Une équipe de 6 joueurs est composée d'un foncier qui occupe le fond du jeu et assure 80 % de la partie, de deux basses-volées qui renvoient presque exclusivement de volée, de trois cordiers qui se situent donc prés de la corde avec un milieu de corde qui se situe au centre.
On effectue un service au dessus de la corde à partir d'une ligne de tir qui varie selon les catégories d'âge et de niveau (à 18 mètres par exemple, pour la catégorie supérieure, "l'excellence").
Les échanges peuvent s'effectuer de volée ou après un bond et des chasses sont posées à l'endroit où le ballon s'est arrêté après le deuxième bond ou lorsque le ballon franchit une ligne latérale après le premier bond.
Dans un premier temps, il s'agit d'un gagne terrain pour établir les camps des deux équipes en présence.
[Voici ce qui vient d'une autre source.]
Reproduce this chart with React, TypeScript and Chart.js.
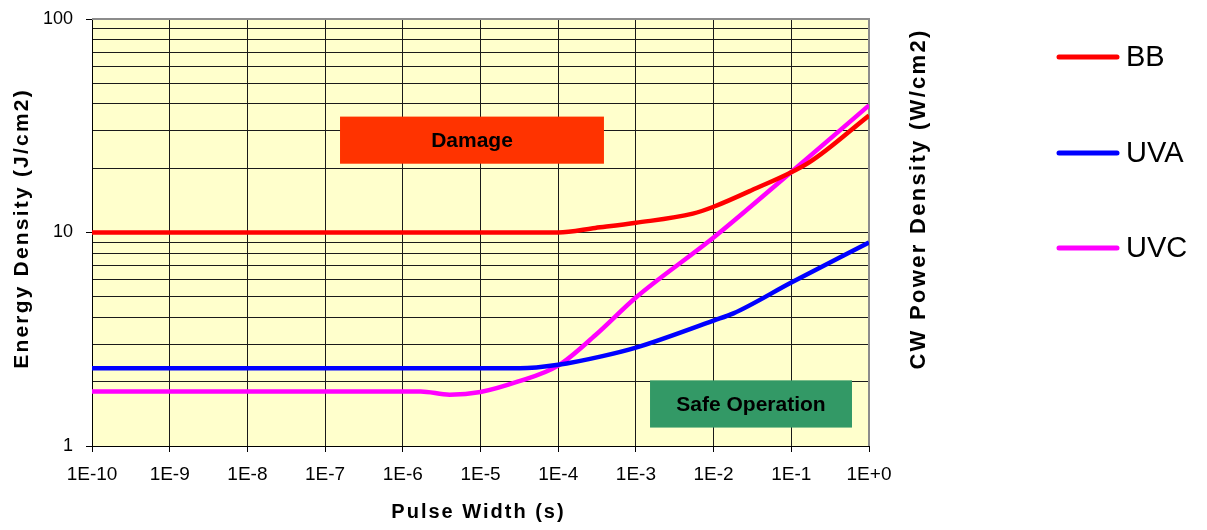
import { useEffect, useRef } from "react";
import { Chart, registerables } from "chart.js";

Chart.register(...registerables);

// ---- data ----
const seriesNames = ["BB", "UVA", "UVC"];
const seriesColors = ["#FF0000", "#0000FF", "#FF00FF"];

const bbPulse = [1e-10, 1e-4, 3e-4, 1e-3, 5.4e-3, 1e-2, 3e-2, 0.17, 1];
const bbDensity = [10, 10, 10.5, 11.1, 12.25, 13.2, 15.7, 21.3, 35.3];

const uvaPulse = [1e-10, 3.2e-5, 1e-4, 3.6e-4, 1e-3, 1e-2, 1.8e-2, 1e-1, 1];
const uvaDensity = [2.31, 2.31, 2.4, 2.63, 2.89, 3.87, 4.18, 5.83, 8.98];

const uvcPulse = [1e-10, 1.7e-6, 4e-6, 1e-5, 3e-5, 1e-4, 3e-4, 1e-3, 1e-2, 1e-1, 1];
const uvcDensity = [1.8, 1.8, 1.74, 1.79, 2.0, 2.38, 3.3, 4.96, 9.47, 19.2, 39.4];

const xTickValues = [1e-10, 1e-9, 1e-8, 1e-7, 1e-6, 1e-5, 1e-4, 1e-3, 1e-2, 1e-1, 1];
const xTickLabels = ["1E-10", "1E-9", "1E-8", "1E-7", "1E-6", "1E-5", "1E-4", "1E-3", "1E-2", "1E-1", "1E+0"];

const yTickValues = [1, 2, 3, 4, 5, 6, 7, 8, 9, 10, 20, 30, 40, 50, 60, 70, 80, 90, 100];
const yLabelValues = [1, 10, 100];
const yTickLabels = ["1", "10", "100"];

const zoneTexts = ["Damage", "Safe Operation"];
const zoneColors = ["#FF3300", "#339966"];
const zoneX = [
  [1.556e-7, 3.88e-4],
  [1.52e-3, 0.604],
];
const zoneY = [
  [21.0, 34.9],
  [1.22, 2.03],
];

const xTitle = "Pulse Width (s)";
const yTitle = "Energy Density (J/cm2)";
const y2Title = "CW Power Density (W/cm2)";

const FONT = "'Liberation Sans', Arial, sans-serif";

function findIndex(values: number[], v: number) {
  return values.findIndex((t) => Math.abs(Math.log10(t) - Math.log10(v)) < 1e-6);
}

const decorPlugin = {
  id: "decor",
  beforeDraw(chart: any) {
    const { ctx, chartArea: a } = chart;
    ctx.save();
    ctx.fillStyle = "#FFFFCC";
    ctx.fillRect(a.left, a.top, a.right - a.left, a.bottom - a.top);
    ctx.restore();
  },
  beforeDatasetsDraw(chart: any) {
    const { ctx, chartArea: a, scales } = chart;
    const xs = scales.x;
    const ys = scales.y;
    ctx.save();
    // gray top / right border
    ctx.strokeStyle = "#8C8C8C";
    ctx.lineWidth = 2;
    ctx.beginPath();
    ctx.moveTo(a.left, a.top);
    ctx.lineTo(a.right, a.top);
    ctx.lineTo(a.right, a.bottom);
    ctx.stroke();
    // zones
    for (let i = 0; i < zoneTexts.length; i++) {
      const x0 = xs.getPixelForValue(zoneX[i][0]);
      const x1 = xs.getPixelForValue(zoneX[i][1]);
      const y0 = ys.getPixelForValue(zoneY[i][1]);
      const y1 = ys.getPixelForValue(zoneY[i][0]);
      ctx.fillStyle = zoneColors[i];
      ctx.fillRect(x0, y0, x1 - x0, y1 - y0);
      ctx.fillStyle = "#000";
      ctx.font = `bold 21px ${FONT}`;
      ctx.textAlign = "center";
      ctx.textBaseline = "middle";
      ctx.fillText(zoneTexts[i], (x0 + x1) / 2, (y0 + y1) / 2 + 1);
    }
    ctx.restore();
  },
  afterDraw(chart: any) {
    const { ctx, chartArea: a } = chart;
    ctx.save();
    ctx.fillStyle = "#000";
    // x title
    ctx.font = `bold 20px ${FONT}`;
    (ctx as any).letterSpacing = "2px";
    ctx.textAlign = "center";
    ctx.textBaseline = "alphabetic";
    ctx.fillText(xTitle, (a.left + a.right) / 2 - 2, 518);
    // left y title
    ctx.save();
    ctx.translate(28, (a.top + a.bottom) / 2 - 4);
    ctx.rotate(-Math.PI / 2);
    ctx.font = `bold 21px ${FONT}`;
    (ctx as any).letterSpacing = "2.2px";
    ctx.fillText(yTitle, 0, 0);
    ctx.restore();
    // right title
    ctx.save();
    ctx.translate(925, 199);
    ctx.rotate(-Math.PI / 2);
    ctx.font = `bold 22px ${FONT}`;
    (ctx as any).letterSpacing = "2.3px";
    ctx.fillText(y2Title, 0, 0);
    ctx.restore();
    // legend
    (ctx as any).letterSpacing = "0px";
    const legendY = [57, 153, 248];
    chart.data.datasets.forEach((ds: any, i: number) => {
      const y = legendY[i];
      ctx.strokeStyle = ds.borderColor;
      ctx.lineWidth = 5;
      ctx.lineCap = "round";
      ctx.beginPath();
      ctx.moveTo(1059, y);
      ctx.lineTo(1117, y);
      ctx.stroke();
      ctx.fillStyle = "#000";
      ctx.font = `29px ${FONT}`;
      ctx.textAlign = "left";
      ctx.textBaseline = "middle";
      ctx.fillText(ds.label, 1126, y + 1);
    });
    ctx.restore();
  },
};

export default function App() {
  const canvasRef = useRef<HTMLCanvasElement | null>(null);

  useEffect(() => {
    if (!canvasRef.current) return;
    const pulses = [bbPulse, uvaPulse, uvcPulse];
    const dens = [bbDensity, uvaDensity, uvcDensity];
    const chart = new Chart(canvasRef.current, {
      type: "line",
      data: {
        datasets: seriesNames.map((name, i) => ({
          label: name,
          data: pulses[i].map((x, j) => ({ x, y: dens[i][j] })),
          borderColor: seriesColors[i],
          backgroundColor: seriesColors[i],
          borderWidth: 4.5,
          pointRadius: 0,
          fill: false,
          cubicInterpolationMode: "monotone" as const,
        })),
      },
      options: {
        animation: false,
        responsive: true,
        maintainAspectRatio: false,
        layout: { padding: { top: 19, right: 338, left: 0, bottom: 0 } },
        plugins: {
          legend: { display: false },
          tooltip: { enabled: false },
          title: { display: false },
        },
        scales: {
          x: {
            type: "logarithmic",
            min: 1e-10,
            max: 1,
            afterBuildTicks: (s: any) => {
              s.ticks = xTickValues.map((v) => ({ value: v }));
            },
            afterFit: (s: any) => {
              s.height = 84;
            },
            ticks: {
              autoSkip: false,
              maxRotation: 0,
              color: "#000",
              padding: 11,
              font: { family: FONT, size: 19 },
              callback: (v: any) => {
                const i = findIndex(xTickValues, Number(v));
                return i >= 0 ? xTickLabels[i] : "";
              },
            },
            grid: { color: "#1A1A1A", lineWidth: 1, tickLength: 6, tickColor: "#000" },
            border: { color: "#000", width: 1 },
          },
          y: {
            type: "logarithmic",
            min: 1,
            max: 100,
            afterBuildTicks: (s: any) => {
              s.ticks = yTickValues.map((v) => ({ value: v }));
            },
            afterFit: (s: any) => {
              s.width = 92;
            },
            ticks: {
              autoSkip: false,
              color: "#000",
              padding: 13,
              font: { family: FONT, size: 18, lineHeight: 0.5 },
              callback: (v: any) => {
                const i = yLabelValues.indexOf(Number(v));
                return i >= 0 ? yTickLabels[i] : "";
              },
            },
            grid: {
              color: "#1A1A1A",
              lineWidth: 1,
              tickLength: 6,
              tickColor: (c: any) =>
                c.tick && yLabelValues.includes(c.tick.value) ? "#000" : "rgba(0,0,0,0)",
            },
            border: { color: "#000", width: 1 },
          },
        },
      },
      plugins: [decorPlugin],
    });
    return () => chart.destroy();
  }, []);

  return (
    <div style={{ position: "fixed", left: 0, top: 0, width: "1207px", height: "530px", background: "#fff" }}>
      <canvas ref={canvasRef} />
    </div>
  );
}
Les camps sont délimités par les chasses. Lorsque les chasses sont posées, les deux camps permutent, (on dit que l'on traverse) le point est en suspend, il suffit désormais d'envoyer le ballon dans le camp de l'adversaire, par-dessus la ligne de chasse.
Le décompte des points des jeux sont identiques à ceux de la longue paume ( les distances gagnées étant à l'origine calculées en pieds : 15 pieds, 30 pieds, etc), ou ceux du tennis qui en a hérité, on remporte donc un 15, puis 30, 40 et jeu. Une partie se joue en 7 jeux, des avantages interviendront lors d'une égalité à 6 jeux.
Si le ballon au poing a perduré durant toutes ces années, c'est grâce à l'esprit de famille, on peut même parler de clan qui règne au sein des villages concernés.
La fierté familiale oblige à pratiquer le ballon et à l'emporter pour empêcher les autres clans de vaincre. On assiste donc à des équipes formées exclusivement des membres d'une même famille. Cependant, ce phénomène tend à s'estomper et la mixité est désormais de mise au sein d'un même village et également entre villages voisins.
(1) Voir les caractéristiques de ce jeu dans : Marcel Lazure, Les jeux de balle et ballon picards : ballon au poing, balle à la main, balle au tamis, longue paume, Centre régional de documentation pédagogique de Picardie, 1981, réédité en 1996.